How to Choose a Mortgage
One of the biggest financial decisions anyone ever makes is choosing a mortgage loan. Even the savviest of shoppers in any other circumstances can find themselves overwhelmed and confused when shopping for the right mortgage. Choosing a mortgage does not have to be difficult, in order to make the right choice, buyers need to follow a few basic steps:
Step 1: Choose a term.
Most mortgages are repaid over either a fifteen or thirty year term. In general, shorter-term loans have lower interest rates, but longer term loans will have a smaller monthly payment. If paying off your home quickly, and in turn, saving thousands of dollars in interest is important, then a homeowner should shop for a fifteen year mortgage. For buyers who are looking for the most affordable monthly payments, thirty year mortgages are generally a better choice.
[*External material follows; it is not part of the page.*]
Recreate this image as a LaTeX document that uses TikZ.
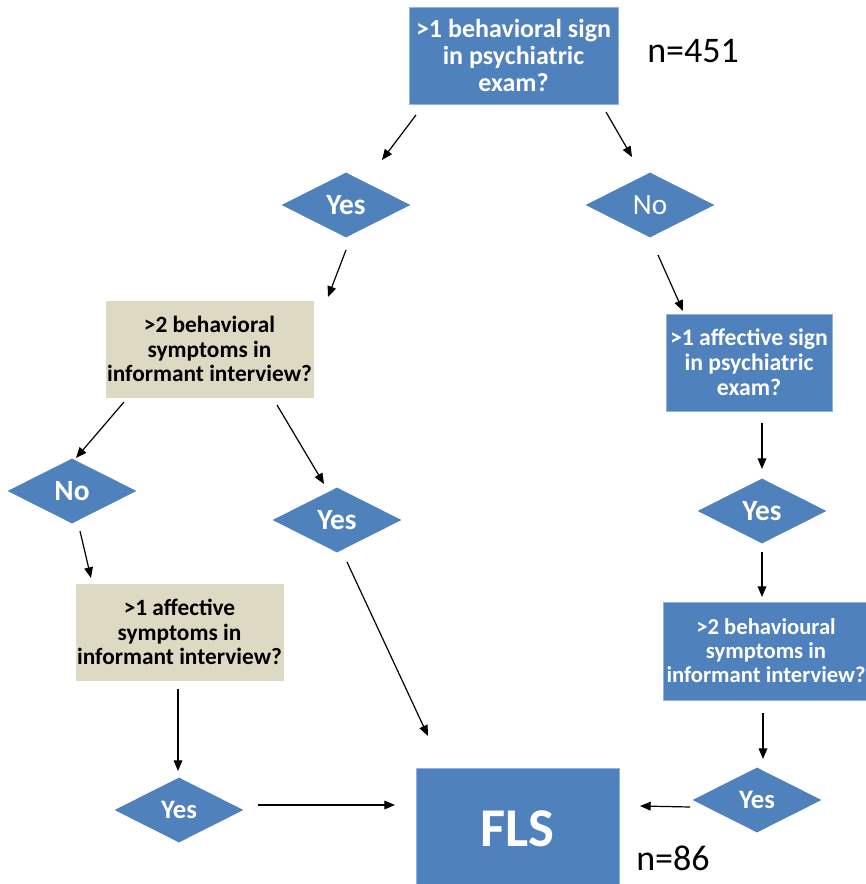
\documentclass[tikz,border=0pt]{standalone}
\usepackage{fontspec}
\setmainfont{Carlito}
\usetikzlibrary{shapes.geometric,arrows.meta}
\newdimen\pxu \pxu=0.75pt
\definecolor{boxblue}{HTML}{4F81BD}
\definecolor{boxedge}{HTML}{8DB3E2}
\definecolor{boxtan}{HTML}{DDD9C3}
\tikzset{
  bluebox/.style={rectangle, fill=boxblue, draw=boxedge, line width=0.6pt,
    text=white, font=\bfseries\fontsize{19.5}{20.25}\selectfont, align=center, inner sep=0pt},
  tanbox/.style={rectangle, fill=boxtan, draw=white, line width=0.6pt,
    text=black, font=\bfseries\fontsize{17.5}{18.4}\selectfont, align=center, inner sep=0pt},
  choice/.style={diamond, fill=boxblue, draw=none, inner sep=0pt,
    minimum width=129\pxu, minimum height=65\pxu, text=white,
    font=\bfseries\fontsize{22}{24}\selectfont},
  count/.style={font=\fontsize{27}{30}\selectfont, text=black, inner sep=0pt},
  flow/.style={-{Triangle[length=8pt,width=6.5pt]}, line width=0.9pt, black},
}
\begin{document}
\begin{tikzpicture}[x=0.75pt, y=-0.75pt]
\useasboundingbox (0,0) rectangle (866,884);
\clip (0,0) rectangle (866,884);

% decision boxes
\node[bluebox, minimum width=209\pxu, minimum height=97\pxu] (q1) at (513.5,55.5)
  {>1 behavioral sign\\in psychiatric\\exam?};
\node[tanbox, minimum width=209\pxu, minimum height=98\pxu] (q2) at (209.5,349)
  {>2 behavioral\\symptoms in\\informant interview?};
\node[bluebox, font=\bfseries\fontsize{17.8}{18.75}\selectfont,
  minimum width=166\pxu, minimum height=97\pxu] (q3) at (749,362.5)
  {>1 affective sign\\in psychiatric\\exam?};
\node[tanbox, minimum width=209\pxu, minimum height=98\pxu] (q4) at (179.5,632)
  {>1 affective\\symptoms in\\informant interview?};
\node[bluebox, font=\bfseries\fontsize{17}{18}\selectfont,
  minimum width=206\pxu, minimum height=98\pxu] (q5) at (766,651)
  {>2 behavioural\\symptoms in\\informant interview?};
\node[bluebox, font=\bfseries\fontsize{41}{44}\selectfont,
  minimum width=203\pxu, minimum height=122\pxu] (fls) at (517.5,829) {FLS};

% answers
\node[choice] (y1) at (346,205) {Yes};
\node[choice, font=\fontsize{22}{24}\selectfont] (n1) at (650,205) {No};
\node[choice] (n2) at (72,491) {No};
\node[choice] (y2) at (337,520) {Yes};
\node[choice] (y3) at (762,511) {Yes};
\node[choice, font=\bfseries\fontsize{20}{22}\selectfont] (y4) at (179,810) {Yes};
\node[choice, font=\bfseries\fontsize{20}{22}\selectfont] (y5) at (757,800) {Yes};

% sample sizes
\node[count, anchor=west] (nall) at (647,51) {n=451};
\node[count, anchor=west] (nfls) at (636,858) {n=86};

% connector end points
\coordinate (a1s) at (416,115); \coordinate (a1e) at (382,160);
\coordinate (a2s) at (606,112); \coordinate (a2e) at (632,157);
\coordinate (a3s) at (346,250); \coordinate (a3e) at (328,297);
\coordinate (a4s) at (658,255); \coordinate (a4e) at (683,311);
\coordinate (a5s) at (124,402); \coordinate (a5e) at (76,458);
\coordinate (a6s) at (277,405); \coordinate (a6e) at (324,484);
\coordinate (a7s) at (80,531);  \coordinate (a7e) at (91,578);
\coordinate (a8s) at (347,562); \coordinate (a8e) at (428,736);
\coordinate (a9s) at (762,423); \coordinate (a9e) at (762,469);
\coordinate (a10s) at (762,552); \coordinate (a10e) at (762,597);
\coordinate (a11s) at (178,689); \coordinate (a11e) at (178,771);
\coordinate (a12s) at (258,805); \coordinate (a12e) at (395,805);
\coordinate (a13s) at (690,807); \coordinate (a13e) at (640,806);
\coordinate (a14s) at (763,713); \coordinate (a14e) at (763,759);

\foreach \k in {1,...,14} \draw[flow] (a\k s) -- (a\k e);
\end{tikzpicture}
\end{document}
Step 2: Look into special programs.
Some of the best mortgage rates and terms are found in special government programs. The two most common government loan programs include the Veteran's Administration (VA) and Federal Housing Administration (FHA) loans. There are also many other programs ranging from tax credits for first time buyers to down payment assistance for teachers and police officers. Buyers should ask their mortgage broker to check to see if they are eligible for any of these programs before choosing a conventional loan.
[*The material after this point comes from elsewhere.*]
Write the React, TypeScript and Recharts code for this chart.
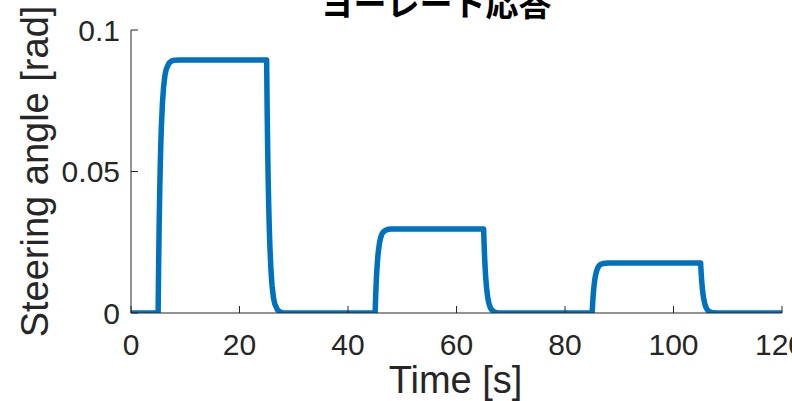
import React from 'react';
import { LineChart, Line, XAxis, YAxis, Label } from 'recharts';

// Time samples [s]
const time = [
  0, 5, 5.1, 5.2, 5.3, 5.4, 5.5, 5.6, 5.8, 6, 6.25, 6.5, 7, 7.5, 8, 9,
  25, 25.1, 25.2, 25.3, 25.4, 25.5, 25.6, 25.8, 26, 26.25, 26.5, 27, 27.5, 28, 29,
  45, 45.1, 45.2, 45.3, 45.4, 45.5, 45.6, 45.8, 46, 46.25, 46.5, 47, 47.5, 48, 49,
  65, 65.1, 65.2, 65.3, 65.4, 65.5, 65.6, 65.8, 66, 66.25, 66.5, 67, 67.5, 68, 69,
  85, 85.1, 85.2, 85.3, 85.4, 85.5, 85.6, 85.8, 86, 86.25, 86.5, 87, 87.5, 88, 89,
  105, 105.1, 105.2, 105.3, 105.4, 105.5, 105.6, 105.8, 106, 106.25, 106.5, 107, 107.5, 108, 109,
  120,
];

// Steering angle [rad]
const angle = [
  0, 0, 0.0178, 0.0321, 0.0435, 0.0527, 0.06, 0.0658, 0.0743, 0.0797, 0.0839, 0.0862, 0.0883, 0.0891, 0.0893, 0.0894,
  0.0894, 0.0716, 0.0573, 0.0459, 0.0367, 0.0294, 0.0236, 0.0151, 0.0097, 0.0055, 0.0032, 0.0011, 0.0003, 0.0001, 0,
  0, 0.0059, 0.0107, 0.0145, 0.0175, 0.0199, 0.0219, 0.0247, 0.0265, 0.0279, 0.0286, 0.0293, 0.0296, 0.0297, 0.0297,
  0.0297, 0.0238, 0.019, 0.0152, 0.0122, 0.0098, 0.0078, 0.005, 0.0032, 0.0018, 0.0011, 0.0003, 0.0001, 0, 0,
  0, 0.0035, 0.0064, 0.0086, 0.0104, 0.0119, 0.013, 0.0147, 0.0158, 0.0166, 0.0171, 0.0175, 0.0176, 0.0177, 0.0177,
  0.0177, 0.0142, 0.0113, 0.0091, 0.0073, 0.0058, 0.0047, 0.003, 0.0019, 0.0011, 0.0006, 0.0002, 0.0001, 0, 0,
  0,
];

const xTicks = [0, 20, 40, 60, 80, 100, 120];
const yTicks = [0, 0.05, 0.1];
const yTickLabels = ['0', '0.05', '0.1'];

const title = 'ヨーレート応答';
const xLabel = 'Time [s]';
const yLabel = 'Steering angle [rad]';

const data = time.map((t, i) => ({ t, v: angle[i] }));

const TEXT = '#262626';
const FONT = '"Liberation Sans", Arial, Helvetica, sans-serif';

const XTick = (props: any) => {
  const { x, y, payload } = props;
  return (
    <text x={x} y={y + 49} textAnchor="middle" fill={TEXT} fontSize={30} fontFamily={FONT}>
      {String(payload.value)}
    </text>
  );
};

const YTick = (props: any) => {
  const { x, y, payload } = props;
  const idx = yTicks.indexOf(payload.value);
  return (
    <text x={x - 18} y={y} dy="0.36em" textAnchor="end" fill={TEXT} fontSize={30} fontFamily={FONT}>
      {idx >= 0 ? yTickLabels[idx] : String(payload.value)}
    </text>
  );
};

const EmptyTick = () => <g />;

const XLabelContent = (props: any) => {
  const vb = props.viewBox;
  return (
    <text x={vb.x + vb.width / 2 - 1} y={vb.y + 80} textAnchor="middle" fill={TEXT} fontSize={38} fontFamily={FONT}>
      {xLabel}
    </text>
  );
};

const YLabelContent = (props: any) => {
  const vb = props.viewBox;
  const cx = vb.x + 48;
  const cy = vb.y + vb.height / 2;
  return (
    <text x={cx} y={cy} textAnchor="middle" transform={`rotate(-90 ${cx} ${cy})`} fill={TEXT} fontSize={38} fontFamily={FONT}>
      {yLabel}
    </text>
  );
};

export default function App() {
  return (
    <div style={{ position: 'absolute', left: 0, top: 0, width: 792, height: 401, overflow: 'hidden', background: '#fff' }}>
      <LineChart width={792} height={401} data={data} margin={{ top: 30, right: 10, bottom: 0, left: 0 }}>
        <XAxis
          dataKey="t"
          type="number"
          domain={[0, 120]}
          ticks={xTicks}
          tick={XTick}
          tickSize={-7}
          tickMargin={0}
          height={88}
          stroke={TEXT}
          axisLine={{ stroke: TEXT }}
          tickLine={{ stroke: TEXT }}
          allowDataOverflow
        >
          <Label content={XLabelContent} />
        </XAxis>
        <XAxis
          xAxisId="top"
          orientation="top"
          type="number"
          domain={[0, 120]}
          ticks={xTicks}
          tick={EmptyTick}
          tickSize={-7}
          height={0}
          axisLine={{ stroke: TEXT }}
          tickLine={{ stroke: TEXT }}
          allowDataOverflow
        />
        <YAxis
          type="number"
          domain={[0, 0.1]}
          ticks={yTicks}
          tick={YTick}
          tickSize={-7}
          tickMargin={0}
          width={131}
          axisLine={{ stroke: TEXT }}
          tickLine={{ stroke: TEXT }}
          allowDataOverflow
        >
          <Label content={YLabelContent} />
        </YAxis>
        <YAxis
          yAxisId="right"
          orientation="right"
          type="number"
          domain={[0, 0.1]}
          ticks={yTicks}
          tick={EmptyTick}
          tickSize={-7}
          width={0}
          axisLine={{ stroke: TEXT }}
          tickLine={{ stroke: TEXT }}
          allowDataOverflow
        />
        <Line
          dataKey="v"
          type="linear"
          stroke="#0072BD"
          strokeWidth={5.5}
          dot={false}
          strokeLinejoin="round"
          isAnimationActive={false}
        />
      </LineChart>
      <div
        style={{
          position: 'absolute',
          left: 236,
          top: -14,
          width: 400,
          textAlign: 'center',
          fontFamily: '"Noto Sans CJK JP", sans-serif',
          fontWeight: 'bold',
          fontSize: 33,
          lineHeight: '33px',
          color: '#000',
          whiteSpace: 'nowrap',
        }}
      >
        {title}
      </div>
    </div>
  );
}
Step 3: Fixed Rate or Adjustable?
The adjustable rate loan has been blamed by many as the single largest cause of the real estate collapse of 2008. While adjustable rate mortgages can be risky, there are situations in which they can be a wise choice. The general rules of thumb when choosing between fixed and adjustable mortgages is how long a homeowner plans to stay in a home, and what the owners income projections will be over the next few years. For buyers planning to live in a home forever, today's low rates make a fixed mortgage a safe and wise choice. For those who are planning to move up in five years or less, and adjustable rate loan with a lower monthly payment might be a good choice.
Step 4: Check your credit.
The best loan terms are given to those buyers who have excellent credit. Before applying for a loan, buyers would be smart to check their own credit to be sure there are no errors on their credit report. This small, free step can save the thousands of dollars in higher interest that is charged by lenders to buyers with poor credit scores.
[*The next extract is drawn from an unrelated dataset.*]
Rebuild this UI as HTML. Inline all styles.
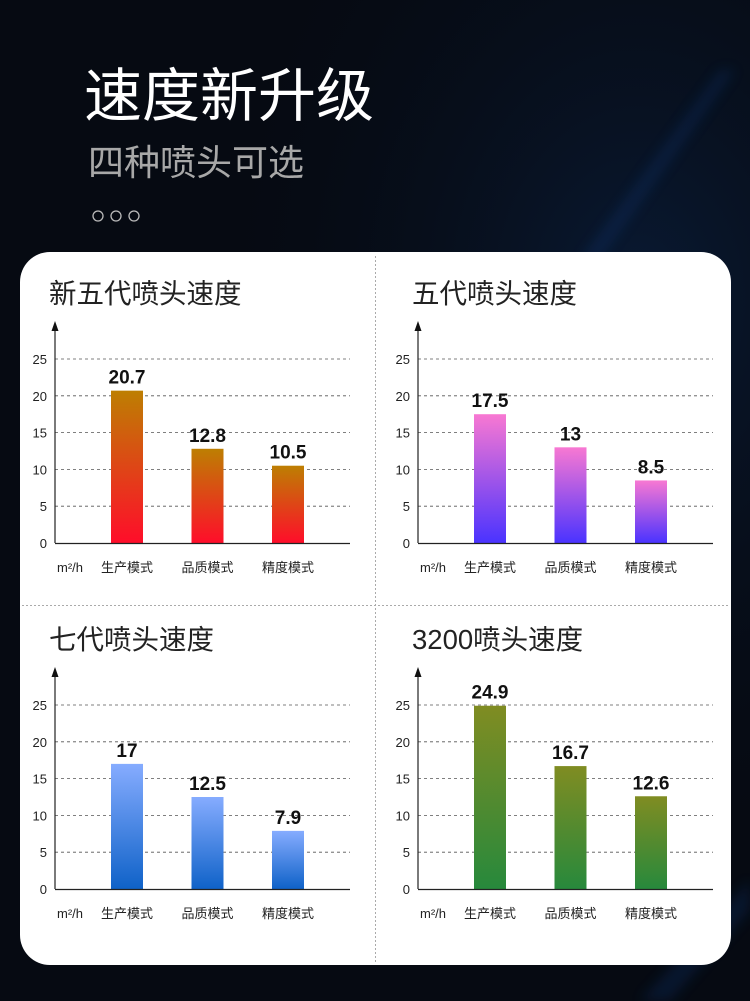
<!DOCTYPE html>
<html><head><meta charset="utf-8">
<style>
html,body{margin:0;padding:0;width:750px;height:1001px;overflow:hidden;background:#060a12;}
svg{display:block;font-family:"Liberation Sans","Noto Sans CJK SC",sans-serif;}
</style></head>
<body>
<svg id="page" width="750" height="1001" viewBox="0 0 750 1001" xmlns="http://www.w3.org/2000/svg">
<defs>
<radialGradient id="bgglow" cx="0.85" cy="0.3" r="0.6">
<stop offset="0" stop-color="#0d2a55" stop-opacity="0.5"/><stop offset="1" stop-color="#060a12" stop-opacity="0"/></radialGradient>
<linearGradient id="g0" x1="0" y1="0" x2="0" y2="1"><stop offset="0" stop-color="#bd7f02"/><stop offset="1" stop-color="#ff0d2a"/></linearGradient>
<linearGradient id="g1" x1="0" y1="0" x2="0" y2="1"><stop offset="0" stop-color="#f878d2"/><stop offset="1" stop-color="#4a33ff"/></linearGradient>
<linearGradient id="g2" x1="0" y1="0" x2="0" y2="1"><stop offset="0" stop-color="#86acff"/><stop offset="1" stop-color="#0f62c8"/></linearGradient>
<linearGradient id="g3" x1="0" y1="0" x2="0" y2="1"><stop offset="0" stop-color="#808c22"/><stop offset="1" stop-color="#27893c"/></linearGradient>
<filter id="blur"><feGaussianBlur stdDeviation="6"/></filter>
</defs>
<rect width="750" height="1001" fill="#060a12"/>
<rect width="750" height="1001" fill="url(#bgglow)"/>
<path d="M580 260 L720 70 L735 70 L600 260Z" fill="#0f3a80" opacity="0.25" filter="url(#blur)"/>
<path d="M640 1001 L750 880 L750 910 L670 1001Z" fill="#0f3a80" opacity="0.25" filter="url(#blur)"/>
<text x="84" y="116" font-size="58" fill="#ffffff">速度新升级</text>
<text x="88" y="175" font-size="36" fill="#a8a8a8">四种喷头可选</text>
<g fill="none" stroke="#bbb" stroke-width="1.3">
<circle cx="98" cy="216" r="5"/><circle cx="116" cy="216" r="5"/><circle cx="134" cy="216" r="5"/></g>
<rect x="20" y="252" width="711" height="713" rx="30" fill="#ffffff"/>
<line x1="375.5" y1="256" x2="375.5" y2="962" stroke="#aaa" stroke-dasharray="2,2"/>
<line x1="22" y1="605.5" x2="729" y2="605.5" stroke="#aaa" stroke-dasharray="2,2"/>
<g id="charts"></g>
</svg>
<script>
const titles = ["新五代喷头速度","五代喷头速度","七代喷头速度","3200喷头速度"];
const categories = ["生产模式","品质模式","精度模式"];
const series0 = [20.7, 12.8, 10.5];
const series1 = [17.5, 13, 8.5];
const series2 = [17, 12.5, 7.9];
const series3 = [24.9, 16.7, 12.6];
const yTicks = [0,5,10,15,20,25];
const labels0 = ["20.7","12.8","10.5"];
const labels1 = ["17.5","13","8.5"];
const labels2 = ["17","12.5","7.9"];
const labels3 = ["24.9","16.7","12.6"];
const allSeries=[series0,series1,series2,series3];
const allLabels=[labels0,labels1,labels2,labels3];
const NS="http://www.w3.org/2000/svg";
const root=document.getElementById('charts');
function mk(tag,attrs,parent){const e=document.createElementNS(NS,tag);for(const k in attrs)e.setAttribute(k,attrs[k]);parent.appendChild(e);return e;}
const origins=[[55,543],[418,543],[55,889],[418,889]];
const unit=7.36;
allSeries.forEach((vals,ci)=>{
  const [ox,oy]=origins[ci];
  const g=mk('g',{},root);
  
  
  const yS=v=>oy-v*unit;
  const xS=i=>ox+72+i*80.5;
  const t=mk('text',{x:ox-6,y:oy-240,'font-size':27.5,fill:'#222'},g);t.textContent=titles[ci];
  
  
  yTicks.forEach(v=>{
    if(v>0){const l=mk('line',{x1:ox,x2:ox+295,y1:yS(v),y2:yS(v),stroke:'#555','stroke-dasharray':'3,3','stroke-width':0.8},g);
    
    }
    const tl=mk('text',{x:ox-8,y:yS(v)+5,'font-size':13,fill:'#222','text-anchor':'end'},g);tl.textContent=v;
    
    
  });
  vals.forEach((v,i)=>{
    const b=mk('rect',{x:xS(i)-16,y:yS(v),width:32,height:v*unit,fill:'url(#g'+ci+')'},g);
    
    
    const vl=mk('text',{x:xS(i),y:yS(v)-7,'font-size':19,'font-weight':'bold',fill:'#111','text-anchor':'middle'},g);vl.textContent=allLabels[ci][i];
    
    
    const cl=mk('text',{x:xS(i),y:oy+29,'font-size':13,fill:'#222','text-anchor':'middle'},g);cl.textContent=categories[i];
    
    
  });
  const xa=mk('line',{x1:ox,x2:ox+295,y1:oy+0.5,y2:oy+0.5,stroke:'#222','stroke-width':1.2},g);
  
  
  const ya=mk('line',{x1:ox,x2:ox,y1:oy,y2:oy-214,stroke:'#222','stroke-width':1.2},g);
  
  
  const ar=mk('path',{d:`M${ox-3.5} ${oy-212} L${ox} ${oy-222} L${ox+3.5} ${oy-212}Z`,fill:'#111'},g);
  
  
  const u=mk('text',{x:ox+2,y:oy+29,'font-size':13,fill:'#222'},g);u.textContent='m²/h';
  
  
});
</script>
</body></html>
Step 5: Find the best lender.
Once a buyer has chosen the right loan, it is still a good idea for a home buyer to shop around for the best lender. Things to look for include large upfront points and fees, and closing costs which are higher than competing lenders. In general, if a buyer is going to stay in a home forever, paying points can save a lot of money over the course of the loan, however for buyers planning to move within five or fewer years, points will cost much more than they will save. Another red flag to look for is a lender who charges prepayment penalties. This means if interest rates drop, the homeowner will have to pay the original lender a huge fine in order to refinance, and should be avoided.